Expanded Role Suggested for National Bishops’ Conferences

A proposal has been advanced at the ecumenical council to permit national episcopal conferences to deal with the detailed application of changes in the liturgy.

This was disclosed at a press conference held (Oct. 27) after the eighth general council meeting and conducted by American priest-experts to help the English- speaking press follow the work of the council.

Father Edward Heston, C.S.C., procurator general of the Holy Cross Fathers, said a proposal to allow national conferences of bishops to deal with changes and alterations in the liturgy has been made, but that it is not clear at present how these conferences might act.

He said the question is whether a conference would be allowed to make decisions without referring them to Rome for final approval.

If the proposal is adopted, it would be up to the council Fathers to lay down general norms and principles governing liturgical renewal within the universal Church, while letting the working out of details remain with regional or national bishops’ conferences, which would be able to make decisions more accurately and sensitively meeting the needs of their various areas.

Father Frederick R. McManus, canon law professor at the Catholic University of America, Washington, D.C., and past president of the U.S. Liturgical Conference, pointed out at the time that in several instances national conferences have been authorized to handle liturgical changes for their areas.

As an example he cited the recent decree on adult Baptism, which authorized national conferences to draw up the appropriate vernacular for the rite and to supervise its usage.

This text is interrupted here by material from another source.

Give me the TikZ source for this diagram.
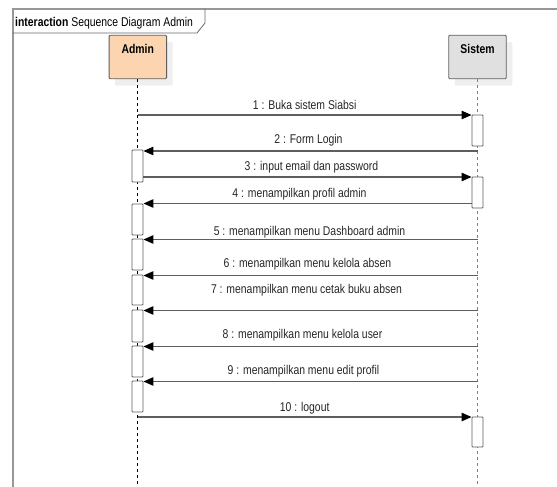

This, he said, serves as a precedent which could be used as a more general solution to the problems of applying universal principles to specific problems in specific areas.

From Council Daybook: Vatican II, Sessions 1 and 2, Floyd Anderson, ed. © 1965 by The National Catholic Welfare Conference, Inc. Used by permission of the United States Conference of Catholic Bishops, the successor organization to the NCWC. All rights reserved.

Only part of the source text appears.